KK: The data was processed in high performance computing (HPC) environment here at Earlham Institute and at UC Davis. The HPC systems were used to map sequencing reads to the wheat genome reference for 2700 individual wheat lines. This step took 24 to 48 hours to run per sample using 8 cpu and required up to 60 GB RAM. In the second step, mutations were called using the HPC cluster. This step could be parallelized and distributed across the cluster in 2000 individual tasks which took a few hours each to run using 4 cpus and 7 GB per task. Overall, it took us several years to generate and process the data. If we were to re-do all analyses today using the most modern computing, it would still take us several months.
JR: What expertise did each of the collaborators offer to make this project a success?

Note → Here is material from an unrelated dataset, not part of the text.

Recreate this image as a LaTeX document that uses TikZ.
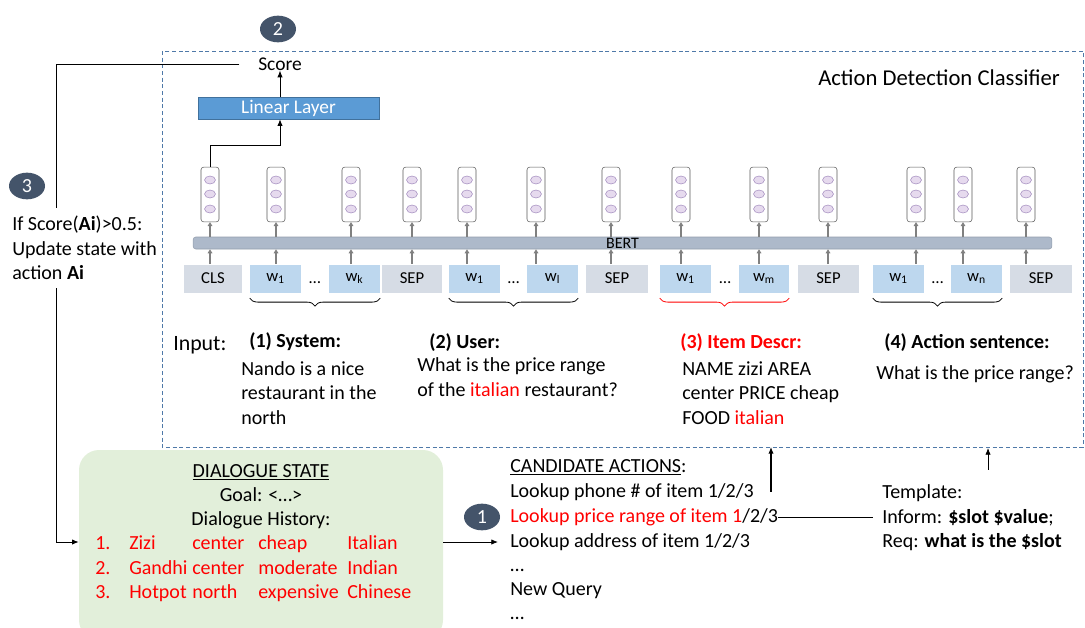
\documentclass[tikz,border=0pt]{standalone}
\usepackage{fontspec}
\setmainfont{Carlito}
\usetikzlibrary{arrows.meta,shapes.geometric,decorations.pathreplacing,calc}

\definecolor{slate}{HTML}{44546A}
\definecolor{tokgray}{HTML}{D6DCE5}
\definecolor{tokblue}{HTML}{BDD7EE}
\definecolor{linblue}{HTML}{5B9BD5}
\definecolor{linedge}{HTML}{41719C}
\definecolor{bertgray}{HTML}{ADB9CA}
\definecolor{stategreen}{HTML}{E2EFDA}
\definecolor{dotfill}{HTML}{E6DAEE}
\definecolor{dotedge}{HTML}{A58FC0}
\definecolor{boxblue}{HTML}{4F79A8}

\tikzset{
  txt/.style={inner sep=0pt, font=\fontsize{15}{18.4}\selectfont},
  head/.style={inner sep=0pt, font=\fontsize{15}{18.4}\selectfont\bfseries},
  oneline/.style={txt, anchor=west, text height=11pt, text depth=3.5pt},
  cell/.style={oneline, text=red},
  badge/.style={ellipse, fill=slate, text=white, minimum width=27pt, minimum height=20pt,
    inner sep=0pt, font=\fontsize{15}{18}\selectfont},
  tok/.style={minimum height=21pt, inner sep=0pt, font=\fontsize{12.5}{15}\selectfont},
  vec/.style={draw=black!65, fill=white, rounded corners=2pt, minimum width=13.5pt,
    minimum height=41pt, inner sep=0pt},
  unitdot/.style={fill=dotfill, draw=dotedge, line width=0.4pt},
  garrow/.style={-{Triangle[length=3pt,width=3.5pt]}, gray, line width=1.2pt},
  tokbrace/.style={decorate, decoration={brace, mirror, amplitude=6pt}, semithick},
  conn/.style={semithick},
}

\begin{document}
\begin{tikzpicture}[x=0.75pt, y=-0.75pt, >={Latex[length=5pt,width=4pt]}]
    \useasboundingbox (0,0) rectangle (1085,628);

    % Classifier frame
    \draw[boxblue, dash pattern=on 3pt off 2pt, semithick] (162,51) rectangle (1083,447);
    \node[anchor=west, inner sep=0pt, font=\fontsize{17}{20}\selectfont] (title) at (818,78) {Action Detection Classifier};

    % Step badges
    \node[badge] (b2) at (278,29) {2};
    \node[badge] (b3) at (27,186) {3};
    \node[badge] (b1) at (482,517) {1};

    % Score and linear layer
    \node[inner sep=0pt, font=\fontsize{14.6}{17}\selectfont] (score) at (280,64) {Score};
    \node[fill=linblue, draw=linedge, text=white, minimum width=135.75pt, minimum height=16.5pt,
      inner sep=0pt, font=\fontsize{14.5}{17}\selectfont] (linear) at (288.5,108) {Linear Layer};
    \draw[conn, ->] (score |- linear.north) -- (score.south);

    % BERT bar
    \node[fill=bertgray, draw=bertgray!85!black, rounded corners=2pt, minimum width=644pt,
      minimum height=9pt, inner sep=0pt] (bert) at (622.5,243) {};
    \node[inner sep=0pt, font=\fontsize{12}{14}\selectfont] (bertlbl) at (bert.center) {BERT};

    % Tokens, output vectors and small arrows
    \foreach \i/\cx/\w/\lbl/\fc/\vx in {
        1/213/58/CLS/tokgray/210,
        2/275.5/51/{w\textsubscript{1}}/tokblue/276,
        3/354.5/51/{w\textsubscript{k}}/tokblue/351,
        4/412/60/SEP/tokgray/412,
        5/474.5/51/{w\textsubscript{1}}/tokblue/467,
        6/552.5/51/{w\textsubscript{l}}/tokblue/536,
        7/617/62/SEP/tokgray/611,
        8/685.5/51/{w\textsubscript{1}}/tokblue/681,
        9/764/50/{w\textsubscript{m}}/tokblue/759,
        10/828.5/61/SEP/tokgray/828,
        11/898.5/51/{w\textsubscript{1}}/tokblue/916,
        12/976.5/51/{w\textsubscript{n}}/tokblue/963,
        13/1041/62/SEP/tokgray/1026}
    {
        \node[tok, fill=\fc, minimum width=\w*0.75pt] (t\i) at (\cx,278.5) {\lbl};
        \node[vec] (v\i) at (\vx,194.5) {};
        \foreach \dy in {180,194,209}
            \filldraw[unitdot] (\vx,\dy) ellipse (4.1pt and 3pt);
        \draw[garrow] (v\i |- t\i.north) -- (v\i |- bert.south);
        \draw[garrow] (v\i |- bert.north) -- (v\i.south);
    }

    % Dots between word pieces
    \foreach \a/\b in {2/3, 5/6, 8/9, 11/12}
        \node[inner sep=0pt, font=\fontsize{12.5}{15}\selectfont] (gap\a) at ($(t\a.east)!.5!(t\b.west)+(0,4)$) {\ldots};

    % CLS vector to linear layer
    \draw[conn, ->] (v1.north) -- ++(0,-22) -| (score |- linear.south);

    % Braces under the segments
    \draw[tokbrace] ([yshift=-4pt]t2.south west) -- ([yshift=-4pt]t3.south east);
    \draw[tokbrace] ([yshift=-4pt]t5.south west) -- ([yshift=-4pt]t6.south east);
    \draw[tokbrace, red] ([yshift=-4pt]t8.south west) -- ([yshift=-4pt]t9.south east);
    \draw[tokbrace] ([yshift=-4pt]t11.south west) -- ([yshift=-4pt]t12.south east);

    % Input segments
    \node[anchor=west, inner sep=0pt, font=\fontsize{16.4}{19}\selectfont] (inp) at (173,345) {Input:};
    \node[head, anchor=west] (syshd) at (249,342) {(1) System:};
    \node[txt, anchor=west, align=left] (systx) at (241,393) {Nando is a nice\\restaurant in the\\north};
    \node[head, anchor=west] (usrhd) at (429,343) {(2) User:};
    \node[txt, anchor=west, align=left] (usrtx) at (417,377) {What is the price range\\of the \textcolor{red}{italian} restaurant?};
    \node[head, anchor=west, text=red] (itmhd) at (680,343) {(3) Item Descr:};
    \node[txt, anchor=west, align=left] (itmtx) at (682,393) {NAME zizi AREA\\center PRICE cheap\\FOOD \textcolor{red}{italian}};
    \node[head, anchor=west] (acthd) at (884,343) {(4) Action sentence:};
    \node[txt, anchor=west] (acttx) at (876,374) {What is the price range?};

    % Update rule
    \node[txt, anchor=west, align=left, inner ysep=6pt] (cond) at (12,248) {If Score(\textbf{Ai})>0.5:\\Update state with\\action \textbf{Ai}};

    % Dialogue state
    \node[fill=stategreen, rounded corners=15pt, minimum width=273pt, minimum height=142.5pt, inner sep=0pt] (state) at (261,545) {};
    \node[oneline, anchor=center] (sthead) at (261,472) {\underline{DIALOGUE STATE}};
    \node[oneline, anchor=center] (goal) at (261,496) {Goal: <…>};
    \node[oneline, anchor=center] (hist) at (261,520) {Dialogue History:};
    \foreach \r/\y/\na/\ar/\pr/\fd in {1/544/Zizi/center/cheap/Italian, 2/569/Gandhi/center/moderate/Indian, 3/593/Hotpot/north/expensive/Chinese}
    {
        \node[cell] (r\r n) at (95,\y) {\r.};
        \node[cell] (r\r a) at (129,\y) {\na};
        \node[cell] (r\r b) at (192,\y) {\ar};
        \node[cell] (r\r c) at (258,\y) {\pr};
        \node[cell] (r\r d) at (347,\y) {\fd};
    }

    % Candidate actions
    \node[oneline] (ca0) at (510,467) {\underline{CANDIDATE ACTIONS}:};
    \node[oneline] (ca1) at (510,492) {Lookup phone \# of item 1/2/3};
    \node[oneline] (ca2) at (510,517) {\textcolor{red}{Lookup price range of item 1}/2/3};
    \node[oneline] (ca3) at (510,542) {Lookup address of item 1/2/3};
    \node[oneline] (ca4) at (510,566) {…};
    \node[oneline] (ca5) at (510,590) {New Query};
    \node[oneline] (ca6) at (510,614) {…};

    % Template
    \node[oneline] (tp0) at (882,493) {Template:};
    \node[oneline] (tp1) at (882,518) {Inform: \textbf{\$slot \$value};};
    \node[oneline] (tp2) at (882,542) {Req: \textbf{what is the \$slot}};

    % Connectors
    \coordinate (bend) at (56,64);
    \coordinate (upA) at (771,447);
    \coordinate (upB) at (988,448);
    \draw[conn] ([xshift=-14pt]score.west) -- (bend) -- (bend |- cond.north);
    \draw[conn, ->] (bend |- cond.south) |- (state.west |- ca3.west);
    \draw[conn, ->] (state.east |- ca3.west) -- ([xshift=-9pt]ca3.west);
    \draw[conn] (ca2.east) -- ([xshift=-7pt]tp1.west |- ca2.east);
    \draw[thick, <-] (upA) -- (upA |- ca1.east);
    \draw[conn, <-] (upB) -- ++(0,22);
\end{tikzpicture}
\end{document}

KK: This is a truly collaborative project across four institutes: UC Davis, Earlham Institute, John Innes Centre and Rothamsted. The original wheat populations were developed at UC Davis and Rothamsted, and, also maintained by JIC. Earlham generated half of the sequencing data and Davis another half. All institutes were involved in data analyses. Personally, I have been involved in this project since 2011 first as postdoctoral USDA fellow at UC Davis and for the past two years as a group leader here at Earlham. What greatly contributed to the project’s success is openness about data and analyses, sharing all of the tools and involvement of all institutes from the very beginning of the project.
Dr Ksenia Krasileva was speaking to Jack Rudd, Senior Editor for Technology Networks.